**WORK TO DO**: Please copy the lines below exactly, from the first one through the line showing "from matplotlib.ticker import MultipleLocator".

**** RECORDED DATA ****

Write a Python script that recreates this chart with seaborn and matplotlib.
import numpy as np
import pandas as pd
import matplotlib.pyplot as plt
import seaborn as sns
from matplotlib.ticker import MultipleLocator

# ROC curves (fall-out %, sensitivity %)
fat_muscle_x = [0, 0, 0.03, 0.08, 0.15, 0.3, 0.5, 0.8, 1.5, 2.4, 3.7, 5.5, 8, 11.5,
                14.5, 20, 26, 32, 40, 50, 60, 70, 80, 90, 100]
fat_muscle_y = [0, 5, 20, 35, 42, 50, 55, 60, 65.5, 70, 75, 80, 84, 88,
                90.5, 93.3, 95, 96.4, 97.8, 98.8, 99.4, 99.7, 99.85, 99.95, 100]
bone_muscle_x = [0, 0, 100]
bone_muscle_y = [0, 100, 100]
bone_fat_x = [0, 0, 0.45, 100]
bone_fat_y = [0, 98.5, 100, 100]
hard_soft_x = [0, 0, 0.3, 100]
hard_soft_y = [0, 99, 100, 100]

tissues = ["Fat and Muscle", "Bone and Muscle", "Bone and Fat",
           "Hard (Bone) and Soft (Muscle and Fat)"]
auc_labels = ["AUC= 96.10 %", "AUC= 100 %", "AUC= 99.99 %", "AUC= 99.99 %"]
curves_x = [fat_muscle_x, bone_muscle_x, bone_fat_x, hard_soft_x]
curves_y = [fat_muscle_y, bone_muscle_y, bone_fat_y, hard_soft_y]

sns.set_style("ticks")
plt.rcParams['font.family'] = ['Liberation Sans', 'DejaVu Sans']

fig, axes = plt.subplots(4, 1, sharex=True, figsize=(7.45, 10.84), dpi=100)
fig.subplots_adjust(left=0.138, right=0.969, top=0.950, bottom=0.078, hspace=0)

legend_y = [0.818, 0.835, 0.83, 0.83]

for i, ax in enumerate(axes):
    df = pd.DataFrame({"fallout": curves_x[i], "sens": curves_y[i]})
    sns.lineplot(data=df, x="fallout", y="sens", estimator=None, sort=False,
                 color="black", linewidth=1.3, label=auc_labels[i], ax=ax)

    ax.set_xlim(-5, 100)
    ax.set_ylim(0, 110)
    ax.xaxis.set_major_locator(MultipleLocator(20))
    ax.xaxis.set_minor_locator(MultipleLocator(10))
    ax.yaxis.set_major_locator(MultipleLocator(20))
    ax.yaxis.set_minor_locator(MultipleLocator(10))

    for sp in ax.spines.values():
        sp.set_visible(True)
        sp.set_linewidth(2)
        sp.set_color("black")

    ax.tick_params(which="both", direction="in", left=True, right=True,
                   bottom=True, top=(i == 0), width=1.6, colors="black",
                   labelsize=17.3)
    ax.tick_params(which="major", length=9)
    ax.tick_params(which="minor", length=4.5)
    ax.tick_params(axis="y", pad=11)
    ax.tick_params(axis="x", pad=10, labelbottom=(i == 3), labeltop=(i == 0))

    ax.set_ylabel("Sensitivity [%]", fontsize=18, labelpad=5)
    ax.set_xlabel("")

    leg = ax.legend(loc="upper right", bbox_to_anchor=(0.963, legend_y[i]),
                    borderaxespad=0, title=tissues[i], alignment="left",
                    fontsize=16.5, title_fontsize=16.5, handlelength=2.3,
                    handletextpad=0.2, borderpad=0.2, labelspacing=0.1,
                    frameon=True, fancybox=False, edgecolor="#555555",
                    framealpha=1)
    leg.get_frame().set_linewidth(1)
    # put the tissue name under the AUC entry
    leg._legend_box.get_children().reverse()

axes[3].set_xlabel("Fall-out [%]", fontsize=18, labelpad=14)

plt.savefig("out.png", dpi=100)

****

**ANSWER TO THIS TASK**:
Write a Python script that recreates this chart with seaborn and matplotlib.
import numpy as np
import pandas as pd
import matplotlib.pyplot as plt
import seaborn as sns
from matplotlib.ticker import MultipleLocator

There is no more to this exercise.